**EXERCISE INSTRUCTIONS**
Repeat exactly the lines from the start through the line with "var tempName = 'Annual", both ends included.

>> Begin

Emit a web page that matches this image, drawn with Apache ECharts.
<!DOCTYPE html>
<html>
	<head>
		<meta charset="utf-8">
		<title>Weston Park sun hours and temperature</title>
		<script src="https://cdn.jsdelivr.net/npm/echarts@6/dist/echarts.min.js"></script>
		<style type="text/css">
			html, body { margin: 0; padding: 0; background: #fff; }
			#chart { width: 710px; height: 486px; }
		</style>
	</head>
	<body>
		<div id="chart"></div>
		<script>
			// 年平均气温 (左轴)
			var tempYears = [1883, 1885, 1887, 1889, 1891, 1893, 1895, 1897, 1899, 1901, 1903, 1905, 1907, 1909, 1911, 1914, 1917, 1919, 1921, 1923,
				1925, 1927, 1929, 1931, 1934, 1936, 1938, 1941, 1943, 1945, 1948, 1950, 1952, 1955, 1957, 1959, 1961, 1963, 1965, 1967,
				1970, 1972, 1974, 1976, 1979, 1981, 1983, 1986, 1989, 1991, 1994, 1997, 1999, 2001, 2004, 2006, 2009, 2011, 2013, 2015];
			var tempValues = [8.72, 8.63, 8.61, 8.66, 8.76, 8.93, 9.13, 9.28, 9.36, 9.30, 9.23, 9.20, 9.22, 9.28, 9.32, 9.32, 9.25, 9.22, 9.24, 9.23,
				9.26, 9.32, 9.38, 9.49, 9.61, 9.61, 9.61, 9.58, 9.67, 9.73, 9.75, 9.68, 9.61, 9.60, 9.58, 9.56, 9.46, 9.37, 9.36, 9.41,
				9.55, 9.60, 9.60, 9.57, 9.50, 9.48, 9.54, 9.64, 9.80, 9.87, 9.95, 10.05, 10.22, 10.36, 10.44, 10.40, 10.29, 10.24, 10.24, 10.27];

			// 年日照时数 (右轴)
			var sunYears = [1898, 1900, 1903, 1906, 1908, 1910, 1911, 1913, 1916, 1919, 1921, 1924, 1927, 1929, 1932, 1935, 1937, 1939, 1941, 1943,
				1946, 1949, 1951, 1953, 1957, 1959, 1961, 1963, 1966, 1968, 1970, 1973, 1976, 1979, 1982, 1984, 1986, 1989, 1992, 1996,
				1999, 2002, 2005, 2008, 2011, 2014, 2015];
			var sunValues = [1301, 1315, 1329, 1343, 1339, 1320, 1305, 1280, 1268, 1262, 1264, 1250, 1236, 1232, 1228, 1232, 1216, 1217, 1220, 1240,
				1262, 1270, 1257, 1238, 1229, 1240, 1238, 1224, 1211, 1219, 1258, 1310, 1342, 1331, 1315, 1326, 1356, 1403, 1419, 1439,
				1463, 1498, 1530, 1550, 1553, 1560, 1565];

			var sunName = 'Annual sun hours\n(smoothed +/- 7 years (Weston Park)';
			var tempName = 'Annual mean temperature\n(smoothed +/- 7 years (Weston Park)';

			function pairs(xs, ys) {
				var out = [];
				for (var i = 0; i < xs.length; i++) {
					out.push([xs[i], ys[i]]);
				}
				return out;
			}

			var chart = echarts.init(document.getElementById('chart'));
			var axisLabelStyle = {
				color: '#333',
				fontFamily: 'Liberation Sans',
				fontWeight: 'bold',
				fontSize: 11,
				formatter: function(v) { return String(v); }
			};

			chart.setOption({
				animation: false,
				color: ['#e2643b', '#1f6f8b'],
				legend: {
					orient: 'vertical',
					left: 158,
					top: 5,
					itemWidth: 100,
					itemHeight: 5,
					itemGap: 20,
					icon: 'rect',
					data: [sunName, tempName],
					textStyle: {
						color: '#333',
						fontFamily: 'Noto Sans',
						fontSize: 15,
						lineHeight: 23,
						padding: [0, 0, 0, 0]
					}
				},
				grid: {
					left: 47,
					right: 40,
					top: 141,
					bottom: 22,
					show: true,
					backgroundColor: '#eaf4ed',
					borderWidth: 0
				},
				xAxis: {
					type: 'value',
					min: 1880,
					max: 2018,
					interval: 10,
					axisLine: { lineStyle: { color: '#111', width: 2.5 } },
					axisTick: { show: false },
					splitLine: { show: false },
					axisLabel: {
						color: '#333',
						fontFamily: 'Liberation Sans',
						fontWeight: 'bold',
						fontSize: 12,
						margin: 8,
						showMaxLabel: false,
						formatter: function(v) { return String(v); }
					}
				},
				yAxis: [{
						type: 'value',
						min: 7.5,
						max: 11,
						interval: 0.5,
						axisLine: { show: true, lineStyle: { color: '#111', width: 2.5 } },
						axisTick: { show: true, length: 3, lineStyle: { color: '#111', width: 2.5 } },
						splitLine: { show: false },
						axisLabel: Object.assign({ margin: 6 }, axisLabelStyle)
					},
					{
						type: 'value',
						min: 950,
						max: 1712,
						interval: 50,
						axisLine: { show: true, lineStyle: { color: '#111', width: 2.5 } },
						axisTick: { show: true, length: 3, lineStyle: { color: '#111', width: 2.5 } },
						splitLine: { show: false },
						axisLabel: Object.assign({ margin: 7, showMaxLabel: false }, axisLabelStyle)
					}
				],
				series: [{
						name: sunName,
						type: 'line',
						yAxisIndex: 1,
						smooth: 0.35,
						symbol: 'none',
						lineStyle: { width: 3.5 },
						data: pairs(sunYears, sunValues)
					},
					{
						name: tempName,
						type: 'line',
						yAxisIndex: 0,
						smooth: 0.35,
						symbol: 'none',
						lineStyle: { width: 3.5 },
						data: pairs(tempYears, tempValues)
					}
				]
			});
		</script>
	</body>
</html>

>> End

**CORRECT ANSWER**
Emit a web page that matches this image, drawn with Apache ECharts.
<!DOCTYPE html>
<html>
	<head>
		<meta charset="utf-8">
		<title>Weston Park sun hours and temperature</title>
		<script src="https://cdn.jsdelivr.net/npm/echarts@6/dist/echarts.min.js"></script>
		<style type="text/css">
			html, body { margin: 0; padding: 0; background: #fff; }
			#chart { width: 710px; height: 486px; }
		</style>
	</head>
	<body>
		<div id="chart"></div>
		<script>
			// 年平均气温 (左轴)
			var tempYears = [1883, 1885, 1887, 1889, 1891, 1893, 1895, 1897, 1899, 1901, 1903, 1905, 1907, 1909, 1911, 1914, 1917, 1919, 1921, 1923,
				1925, 1927, 1929, 1931, 1934, 1936, 1938, 1941, 1943, 1945, 1948, 1950, 1952, 1955, 1957, 1959, 1961, 1963, 1965, 1967,
				1970, 1972, 1974, 1976, 1979, 1981, 1983, 1986, 1989, 1991, 1994, 1997, 1999, 2001, 2004, 2006, 2009, 2011, 2013, 2015];
			var tempValues = [8.72, 8.63, 8.61, 8.66, 8.76, 8.93, 9.13, 9.28, 9.36, 9.30, 9.23, 9.20, 9.22, 9.28, 9.32, 9.32, 9.25, 9.22, 9.24, 9.23,
				9.26, 9.32, 9.38, 9.49, 9.61, 9.61, 9.61, 9.58, 9.67, 9.73, 9.75, 9.68, 9.61, 9.60, 9.58, 9.56, 9.46, 9.37, 9.36, 9.41,
				9.55, 9.60, 9.60, 9.57, 9.50, 9.48, 9.54, 9.64, 9.80, 9.87, 9.95, 10.05, 10.22, 10.36, 10.44, 10.40, 10.29, 10.24, 10.24, 10.27];

			// 年日照时数 (右轴)
			var sunYears = [1898, 1900, 1903, 1906, 1908, 1910, 1911, 1913, 1916, 1919, 1921, 1924, 1927, 1929, 1932, 1935, 1937, 1939, 1941, 1943,
				1946, 1949, 1951, 1953, 1957, 1959, 1961, 1963, 1966, 1968, 1970, 1973, 1976, 1979, 1982, 1984, 1986, 1989, 1992, 1996,
				1999, 2002, 2005, 2008, 2011, 2014, 2015];
			var sunValues = [1301, 1315, 1329, 1343, 1339, 1320, 1305, 1280, 1268, 1262, 1264, 1250, 1236, 1232, 1228, 1232, 1216, 1217, 1220, 1240,
				1262, 1270, 1257, 1238, 1229, 1240, 1238, 1224, 1211, 1219, 1258, 1310, 1342, 1331, 1315, 1326, 1356, 1403, 1419, 1439,
				1463, 1498, 1530, 1550, 1553, 1560, 1565];

			var sunName = 'Annual sun hours\n(smoothed +/- 7 years (Weston Park)';
			var tempName = 'Annual mean temperature\n(smoothed +/- 7 years (Weston Park)';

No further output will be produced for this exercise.